Records for processing start
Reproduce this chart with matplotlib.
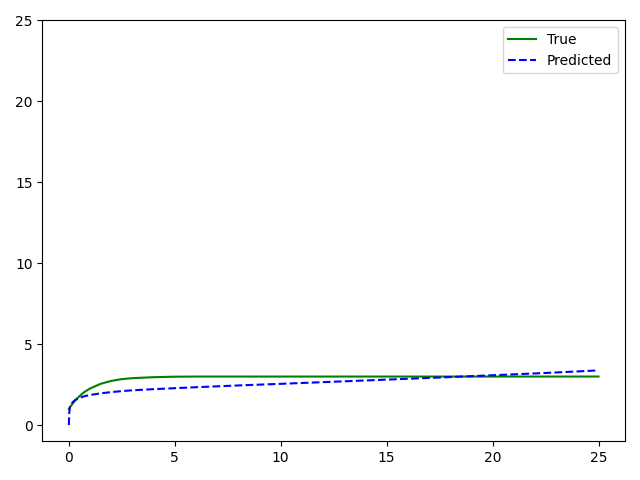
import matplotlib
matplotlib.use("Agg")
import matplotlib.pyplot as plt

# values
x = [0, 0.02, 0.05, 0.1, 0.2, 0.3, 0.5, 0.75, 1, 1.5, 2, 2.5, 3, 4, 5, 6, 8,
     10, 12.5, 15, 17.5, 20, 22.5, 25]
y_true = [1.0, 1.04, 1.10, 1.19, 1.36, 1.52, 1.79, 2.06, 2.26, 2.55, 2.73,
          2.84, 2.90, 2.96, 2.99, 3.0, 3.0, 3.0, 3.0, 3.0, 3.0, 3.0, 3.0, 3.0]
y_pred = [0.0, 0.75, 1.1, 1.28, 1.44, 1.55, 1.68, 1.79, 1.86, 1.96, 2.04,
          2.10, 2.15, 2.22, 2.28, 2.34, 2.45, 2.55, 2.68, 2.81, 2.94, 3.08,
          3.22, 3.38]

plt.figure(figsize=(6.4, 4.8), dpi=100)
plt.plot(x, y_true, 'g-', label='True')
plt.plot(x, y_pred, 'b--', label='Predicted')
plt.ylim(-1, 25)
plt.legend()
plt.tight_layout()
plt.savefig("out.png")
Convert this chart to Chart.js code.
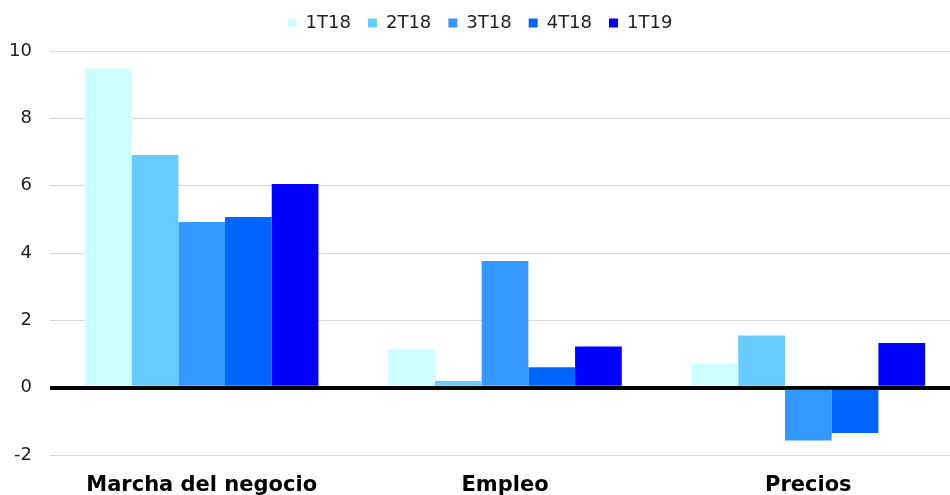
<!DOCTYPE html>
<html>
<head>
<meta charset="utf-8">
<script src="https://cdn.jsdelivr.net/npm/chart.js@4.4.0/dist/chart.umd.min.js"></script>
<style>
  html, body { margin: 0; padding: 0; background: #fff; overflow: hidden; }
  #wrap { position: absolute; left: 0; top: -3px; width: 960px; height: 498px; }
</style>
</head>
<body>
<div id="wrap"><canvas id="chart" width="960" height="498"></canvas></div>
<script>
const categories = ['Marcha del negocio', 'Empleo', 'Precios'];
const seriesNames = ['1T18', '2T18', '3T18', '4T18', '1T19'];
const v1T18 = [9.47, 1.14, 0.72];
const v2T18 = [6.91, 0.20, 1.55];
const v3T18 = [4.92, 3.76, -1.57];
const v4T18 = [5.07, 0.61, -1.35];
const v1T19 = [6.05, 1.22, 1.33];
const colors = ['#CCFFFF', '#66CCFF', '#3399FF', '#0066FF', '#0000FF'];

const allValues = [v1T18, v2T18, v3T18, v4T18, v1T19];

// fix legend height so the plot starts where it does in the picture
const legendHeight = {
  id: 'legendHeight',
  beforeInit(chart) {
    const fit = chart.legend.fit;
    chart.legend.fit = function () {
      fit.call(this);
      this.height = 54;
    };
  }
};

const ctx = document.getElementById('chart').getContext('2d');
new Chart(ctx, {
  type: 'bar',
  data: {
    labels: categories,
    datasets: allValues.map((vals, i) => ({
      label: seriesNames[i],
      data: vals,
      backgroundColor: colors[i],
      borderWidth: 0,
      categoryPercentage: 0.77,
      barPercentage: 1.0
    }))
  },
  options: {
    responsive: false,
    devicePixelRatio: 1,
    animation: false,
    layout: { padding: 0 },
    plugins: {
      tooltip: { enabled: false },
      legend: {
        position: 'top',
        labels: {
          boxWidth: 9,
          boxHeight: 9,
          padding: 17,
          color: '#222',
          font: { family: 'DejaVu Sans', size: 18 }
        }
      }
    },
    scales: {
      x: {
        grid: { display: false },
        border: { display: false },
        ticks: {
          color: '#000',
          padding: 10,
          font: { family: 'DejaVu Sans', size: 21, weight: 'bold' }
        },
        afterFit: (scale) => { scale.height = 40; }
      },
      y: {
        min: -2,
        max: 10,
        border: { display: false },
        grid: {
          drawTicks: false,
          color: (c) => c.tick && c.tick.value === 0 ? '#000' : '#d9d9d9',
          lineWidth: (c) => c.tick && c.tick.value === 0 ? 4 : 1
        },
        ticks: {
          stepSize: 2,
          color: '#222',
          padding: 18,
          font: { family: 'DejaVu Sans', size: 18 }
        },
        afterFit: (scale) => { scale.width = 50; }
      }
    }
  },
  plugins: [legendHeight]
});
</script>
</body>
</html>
Records for processing end
* _Directions_:
Please extract exactly the lines of the data, from the first through the line containing "import matplotlib.pyplot as plt", and add no pictures to the copy.

* _Full solution_:
Reproduce this chart with matplotlib.
import matplotlib
matplotlib.use("Agg")
import matplotlib.pyplot as plt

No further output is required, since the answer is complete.